Systems… Amaranthus species (weeds and cultivated species); Herbicide-resistant and locally adapted weedy species (especially A. palmeri, Echinochloa spp.); Rosaceous crops & wild relatives (peach, cherry, apple, strawberry, etc.); Rice (Oryza) cultivars, weeds, and wild relatives
Methods… population genomics, genome prediction, diversity genomics, computational genomics, bioinformatics, genome scans, quantitative genomics, genome selection, molecular evolution, phylogenetics
Contributions… population dynamics-driven solutions to weedy and invasive species management, resilient and more sustainable crops, improved understanding of the genomic basis of adaptation, dissection of the contributions of genomes and environmental factors shaping traits, personalized genomics applications, adaptive agricultural practices and management for local conditions with global knowledge.
WHAT WE INVESTIGATE:
We investigate the adaptive genomics of crops, crop wild relatives, and weedy species. Our research is guided by the following questions that help us translate evolutionary principles into tools that improve food security, human health, and ecosystems shaped by production:
- What can we learn and use from crop wild relatives and locally adapted weeds to improve the sustainability of food, fuel, fiber, and bioproduct production?
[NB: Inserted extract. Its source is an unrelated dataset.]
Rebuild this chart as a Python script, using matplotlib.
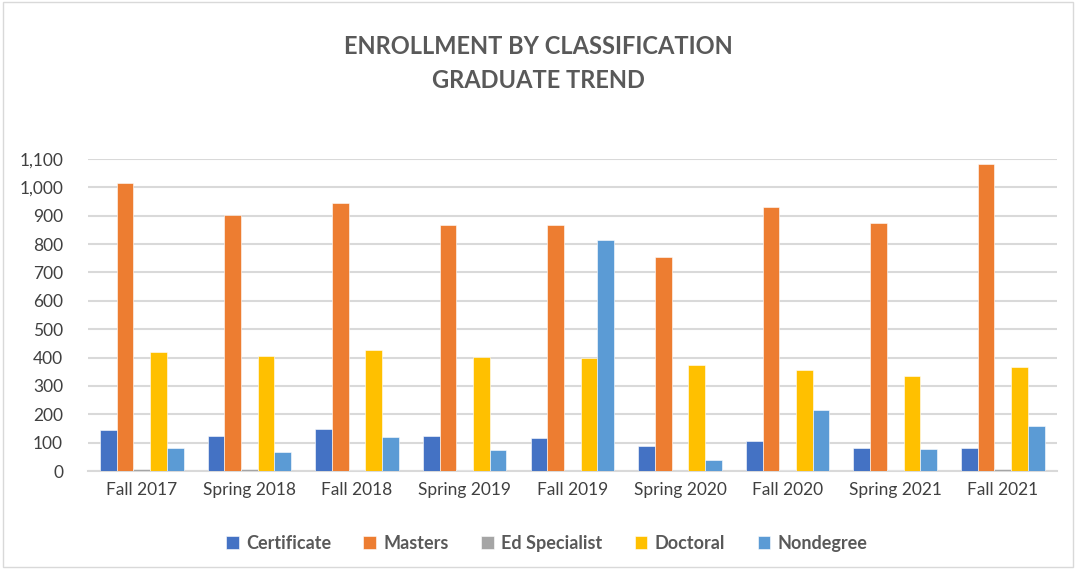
import numpy as np
import matplotlib
matplotlib.use("Agg")
import matplotlib.pyplot as plt
from matplotlib.patches import Rectangle

plt.rcParams['font.family'] = ['Lato', 'DejaVu Sans']

terms = ["Fall 2017", "Spring 2018", "Fall 2018", "Spring 2019", "Fall 2019",
         "Spring 2020", "Fall 2020", "Spring 2021", "Fall 2021"]
certificate = [145, 124, 148, 125, 118, 87, 106, 82, 82]
masters = [1014, 902, 945, 867, 866, 753, 932, 876, 1081]
ed_specialist = [8, 6, 5, 2, 1, 1, 2, 5, 8]
doctoral = [418, 407, 428, 402, 400, 373, 355, 336, 365]
nondegree = [80, 68, 121, 74, 816, 40, 214, 76, 160]

series = [("Certificate", certificate, "#4472C4"),
          ("Masters", masters, "#ED7D31"),
          ("Ed Specialist", ed_specialist, "#A5A5A5"),
          ("Doctoral", doctoral, "#FFC000"),
          ("Nondegree", nondegree, "#5B9BD5")]

fig = plt.figure(figsize=(10.76, 5.69), dpi=100)
ax = fig.add_axes([0.0818, 0.1722, 0.9002, 0.5484])

x = np.arange(len(terms))
w = 0.155
for i, (name, vals, col) in enumerate(series):
    ax.bar(x + (i - 2) * w, vals, w, color=col, label=name,
           edgecolor="white", linewidth=0.4, zorder=3)

ax.set_xlim(-0.5, len(terms) - 0.5)
ax.set_ylim(0, 1100)
ax.set_yticks(range(0, 1101, 100))
ax.set_yticklabels([f"{v:,}" for v in range(0, 1101, 100)])
ax.set_xticks(x)
ax.set_xticklabels(terms)
ax.tick_params(axis='both', length=0, labelsize=12.5, colors="#404040", pad=8)
ax.tick_params(axis='y', pad=18)
ax.grid(axis='y', color="#D9D9D9", linewidth=1.5, zorder=0)
for s in ["top", "right", "left"]:
    ax.spines[s].set_visible(False)
ax.spines["bottom"].set_color("#D9D9D9")
ax.spines["bottom"].set_linewidth(1.5)

fig.text(0.5, 0.918, "ENROLLMENT BY CLASSIFICATION", ha="center", va="center",
         fontsize=17, fontweight="bold", color="#595959")
fig.text(0.5, 0.858, "GRADUATE TREND", ha="center", va="center",
         fontsize=17, fontweight="bold", color="#595959")

leg = fig.legend(loc="center", bbox_to_anchor=(0.508, 0.045), ncol=5, frameon=False,
                 handlelength=0.7, handleheight=0.7, handletextpad=0.4,
                 columnspacing=1.8, prop={"size": 13, "weight": "bold"})
for t in leg.get_texts():
    t.set_color("#595959")

fig.patches.append(Rectangle((0.003, 0.003), 0.994, 0.994, transform=fig.transFigure,
                             fill=False, edgecolor="#D9D9D9", linewidth=1))

fig.savefig("out.png", dpi=100)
- How does breeding impact the genomes of crops during domestication and post-domestication stability?
- Going beyond pedigree-approaches in breeding: Can we develop genome predictions to inform genome selection strategies in crops using population genetics models of diversity and divergence and the principles of quantitative genetics?
- Is there a ‘genomic propensity’ for some species to adapt more quickly to management practices (especially herbicides) and thereby become aggressive weedy and invasive species? What can we learn from these species regarding adaptive evolution mechanisms at the population level? Can we use our work to translate basic research models into informative, predictive outcomes to improve agriculture, human health, and ecosystems?
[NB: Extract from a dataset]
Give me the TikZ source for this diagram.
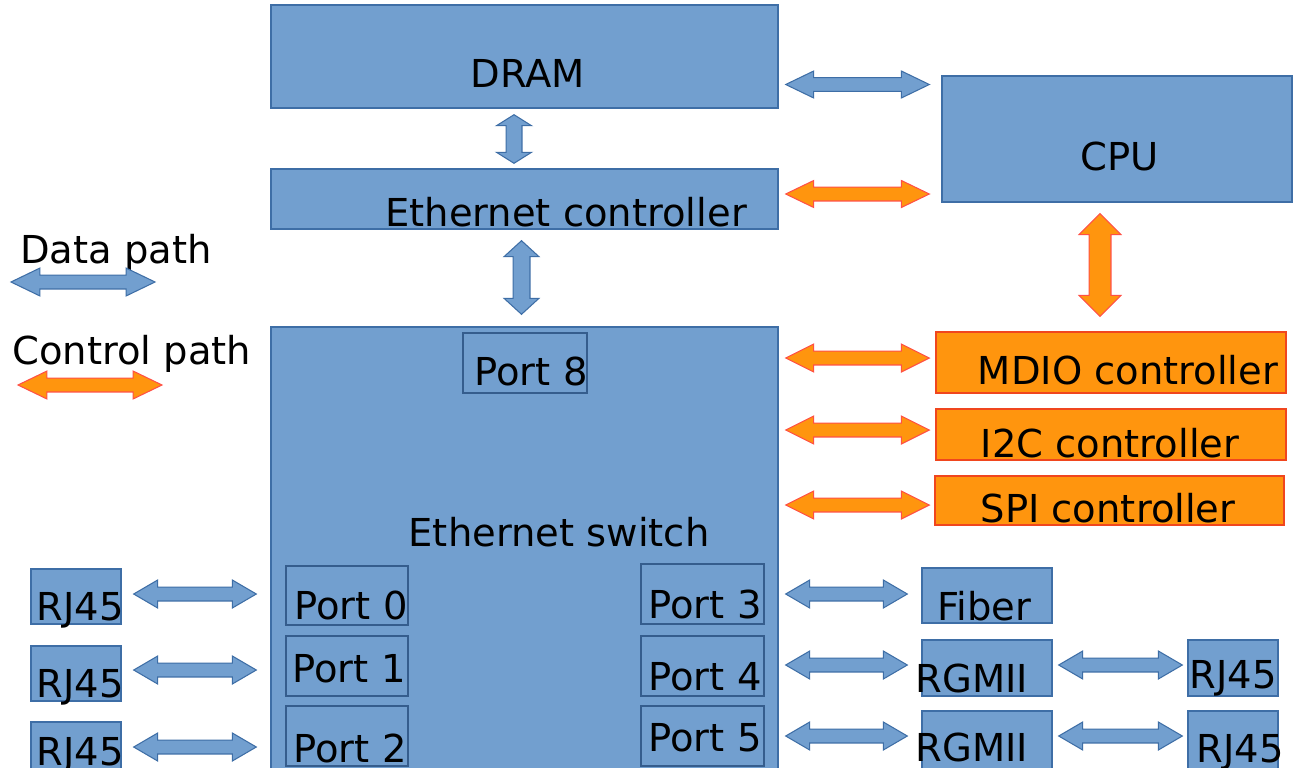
\documentclass[tikz,border=0pt]{standalone}
\usepackage{fontspec}
\setmainfont{DejaVu Sans}
\usetikzlibrary{calc,fit}

\definecolor{boxblue}{RGB}{114,159,207}
\definecolor{boxline}{RGB}{62,110,166}
\definecolor{ctlorange}{RGB}{255,149,14}
\definecolor{ctlred}{RGB}{240,70,30}
\definecolor{arrred}{RGB}{255,80,70}

\newcommand{\lblsize}{\fontsize{21.9}{26}\selectfont}

% block arrow with two heads: style, from, to, head length, head half width, shaft half width (px)
\newcommand{\dblarrow}[6]{%
  \path let \p1=#2, \p2=#3 in \pgfextra{%
    \pgfmathsetmacro\arrang{atan2(\y2-\y1,\x2-\x1)}%
    \pgfmathsetmacro\arrlen{veclen(\x2-\x1,\y2-\y1)/0.566929}%
    \xdef\arrang{\arrang}\xdef\arrlen{\arrlen}%
    \xdef\arrx{\x1}\xdef\arry{\y1}};
  \begin{scope}[shift={(\arrx,\arry)},rotate=\arrang,x=0.566929pt,y=0.566929pt]
    \filldraw[#1] (0,0) -- (#4,#5) -- (#4,#6) -- ({\arrlen-#4},#6) -- ({\arrlen-#4},#5)
      -- (\arrlen,0) -- ({\arrlen-#4},-#5) -- ({\arrlen-#4},-#6) -- (#4,-#6) -- (#4,-#5) -- cycle;
  \end{scope}}

\begin{document}
\begin{tikzpicture}[x=0.02cm,y=-0.02cm,
  box/.style={draw=boxline,fill=boxblue,inner sep=0pt,line width=0.8pt},
  portbox/.style={draw=boxline!85!black,inner sep=0pt,line width=0.8pt},
  ctlbox/.style={draw=ctlred,fill=ctlorange,inner sep=0pt,line width=0.8pt},
  lbl/.style={font=\lblsize,anchor=base,inner sep=0pt},
  dpath/.style={fill=boxblue,draw=boxline,line width=0.6pt,line join=miter},
  cpath/.style={fill=ctlorange,draw=arrred,line width=0.6pt,line join=miter}]

  \useasboundingbox[fill=white] (0,0) rectangle (1293,767);

  % boxes
  \node[box,fit={(271,5) (778,108)}] (dram) {};
  \node[box,fit={(271,169) (778,229)}] (ectl) {};
  \node[box,fit={(942,76) (1292,202)}] (cpu) {};
  \node[box,fit={(271,327) (778,780)}] (sw) {};
  \node[portbox,fit={(463,333) (587,393)}] (p8) {};
  \node[portbox,fit={(286,566) (408,625)}] (p0) {};
  \node[portbox,fit={(286,636) (408,696)}] (p1) {};
  \node[portbox,fit={(286,706) (408,766)}] (p2) {};
  \node[portbox,fit={(641,564) (764,624)}] (p3) {};
  \node[portbox,fit={(641,636) (764,696)}] (p4) {};
  \node[portbox,fit={(641,706) (764,766)}] (p5) {};
  \node[ctlbox,fit={(936,332) (1286,393)}] (mdio) {};
  \node[ctlbox,fit={(936,409) (1286,460)}] (i2c) {};
  \node[ctlbox,fit={(935,476) (1284,525)}] (spi) {};
  \node[box,fit={(922,568) (1052,623)}] (fiber) {};
  \node[box,fit={(922,640) (1052,696)}] (rg1) {};
  \node[box,fit={(922,711) (1052,780)}] (rg2) {};
  \node[box,fit={(1188,640) (1278,696)}] (rjr1) {};
  \node[box,fit={(1188,711) (1278,780)}] (rjr2) {};
  \node[box,fit={(31,569) (121,624)}] (rjl1) {};
  \node[box,fit={(31,646) (121,701)}] (rjl2) {};
  \node[box,fit={(31,722) (121,780)}] (rjl3) {};

  % labels
  \node[lbl] (t-dram) at (528,88) {DRAM};
  \node[lbl] (t-ectl) at (566,226) {Ethernet controller};
  \node[lbl] (t-cpu) at (1120,170) {CPU};
  \node[lbl] (t-sw) at (559,546) {Ethernet switch};
  \node[lbl] (t-p8) at (531,385) {Port 8};
  \node[lbl] (t-p0) at (351,619) {Port 0};
  \node[lbl] (t-p1) at (349,682) {Port 1};
  \node[lbl] (t-p2) at (350,762) {Port 2};
  \node[lbl] (t-p3) at (705,618) {Port 3};
  \node[lbl] (t-p4) at (705,690) {Port 4};
  \node[lbl] (t-p5) at (705,751) {Port 5};
  \node[lbl] (t-mdio) at (1128,384) {MDIO controller};
  \node[lbl] (t-i2c) at (1110,457) {I2C controller};
  \node[lbl] (t-spi) at (1108,522) {SPI controller};
  \node[lbl] (t-fiber) at (984,620) {Fiber};
  \node[lbl] (t-rg1) at (972,692) {RGMII};
  \node[lbl] (t-rg2) at (972,761) {RGMII};
  \node[lbl] (t-rjr1) at (1233,688) {RJ45};
  \node[lbl] (t-rjr2) at (1240,762) {RJ45};
  \node[lbl] (t-rjl1) at (80,620) {RJ45};
  \node[lbl] (t-rjl2) at (80,697) {RJ45};
  \node[lbl] (t-rjl3) at (80,765) {RJ45};
  \node[lbl,anchor=base west] (t-data) at (20,263) {Data path};
  \node[lbl,anchor=base west] (t-ctl) at (12,364) {Control path};

  % data and control paths
  \dblarrow{dpath}{($(dram.east)+(7,28)$)}{($(cpu.west)+(-12,-54.5)$)}{28}{13.5}{7}
  \dblarrow{cpath}{($(ectl.east)+(7,-5)$)}{($(cpu.west)+(-12,55)$)}{28}{13.5}{7}
  \dblarrow{dpath}{($(dram.south)+(-10.5,6)$)}{($(ectl.north)+(-10.5,-5)$)}{11}{17.5}{8}
  \dblarrow{dpath}{($(ectl.south)+(-3,11)$)}{($(sw.north)+(-3,-12)$)}{16}{17.5}{8.5}
  \dblarrow{cpath}{($(cpu.south)+(-17,11)$)}{($(mdio.north)+(-11,-15)$)}{21}{21}{11}
  \dblarrow{cpath}{($(sw.east |- mdio.west)+(7,-4.5)$)}{($(mdio.west)+(-6,-4.5)$)}{28}{14}{7}
  \dblarrow{cpath}{($(sw.east |- i2c.west)+(7,-4.5)$)}{($(i2c.west)+(-6,-4.5)$)}{28}{14}{7}
  \dblarrow{cpath}{($(sw.east |- spi.west)+(7,4.5)$)}{($(spi.west)+(-5,4.5)$)}{28}{14}{7}
  \dblarrow{dpath}{($(p3.east)+(21,0)$)}{($(fiber.west |- p3.east)+(-14,0)$)}{24}{14}{7}
  \dblarrow{dpath}{($(p4.east)+(21,-1)$)}{($(rg1.west |- p4.east)+(-14,-1)$)}{24}{14}{7}
  \dblarrow{dpath}{($(p5.east)+(21,0)$)}{($(rg2.west |- p5.east)+(-14,0)$)}{24}{14}{7}
  \dblarrow{dpath}{($(rg1.east)+(6,-3)$)}{($(rjr1.west)+(-5,-3)$)}{24}{14}{7}
  \dblarrow{dpath}{($(rg2.east |- p5.east)+(6,0)$)}{($(rjr2.west |- p5.east)+(-5,0)$)}{24}{14}{7}
  \dblarrow{dpath}{($(rjl1.east)+(12,-2.5)$)}{($(sw.west |- rjl1.east)+(-14,-2.5)$)}{24}{14}{7}
  \dblarrow{dpath}{($(rjl2.east)+(12,-3.5)$)}{($(sw.west |- rjl2.east)+(-14,-3.5)$)}{24}{14}{7}
  \dblarrow{dpath}{($(rjl3.east |- 0,747)+(12,0)$)}{($(sw.west |- 0,747)+(-14,0)$)}{24}{14}{7}

  % legend
  \dblarrow{dpath}{($(t-data.base west)+(-9,19)$)}{($(t-data.base west)+(135,19)$)}{29}{14}{7}
  \dblarrow{cpath}{($(t-ctl.base west)+(6,21)$)}{($(t-ctl.base west)+(150,21)$)}{29}{14}{7}

\end{tikzpicture}
\end{document}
The Lawton-Rauh Lab investigates the relationships amongst genome dynamics, domestication and ferality traits, and the genetic histories of crop-wild relative lineages in order to understand the impact that these relationships have on crop improvement plus population-level management of agroecosystems (including weedy and invasive species). More specifically, we apply models of population and quantitative genetics to study: genetic diversity from crop wild relatives and diverse seed collections of rosaceous crops (esp. peaches, apples, and cherries) to help improve germplasm (seeds and cultivar tissues), the genome dynamics underlying aggressive rapid origins and proliferation of herbicide-resistant weedy Amaranthus species, and the tension between domestication and de-domestication in Oryza spp. (rice). For our work, we do many things including analyses of nucleotide and amino acid sequence data, bioinformatics analyses of whole genome data, conducting wet chemistry experiments in bioassays for measuring phenotypic responses to stressors, conducting genetic crosses in the greenhouse, and employing plus optimizing and creating new computational genomics tools to test population histories and domestication models.
WHY POPULATION AND QUANTITATIVE GENOMICS:
All populations contain variation in traits amongst individuals, and much of this variation has a genetic basis. Genetic variation is present in humans, cats, peaches, dogs, Palmetto trees, mosquitoes, bacteria… etc. Understanding the processes and mechanisms shaping genetic variation and genomic interactions is important in health, agriculture, and ecology. Many genetic phenomena can only be observed at the population level. Thus, it is important to look at entire populations – not just individuals – when studying genetics. Most processes underlying traits involve multiple alleles at multiple genes and it is the unique combination of alleles across many genes that lead to trait values. Thus, it is also important to study interactions and structural features of the entire genome (“genomics”). We can use population and quantitative genetics principles to improve the effectiveness of personalized medicine, optimize crop cultivation strategies and update weedy and invasive species management techniques.
WHAT WE DO IN WEEDY AMARANTHS, CROP-WEEDY RICE, AND ROSACEOUS CROPS-WILD RELATIVES:
In the Lawton-Rauh Laboratory, we test for mechanisms responsible for observed patterns of genetic and trait variation primarily in plants. We study the genomes of Rosaceous crops (peaches, cherries, apples), crop and weedy rice (Oryza spp), and amaranths to understand population level processes that lead to adaptation and improved cultivars with optimized trait combinations (such as disease resistance and shelf life). Sometimes cultivars and wild relatives also become weeds. So, studying wild relatives and weeds can provide tools for developing more sustainable cultivars that are resilient to stressors such as water (drought and flood), temperature, fungi, insects, pathogens, and pesticides (including herbicides).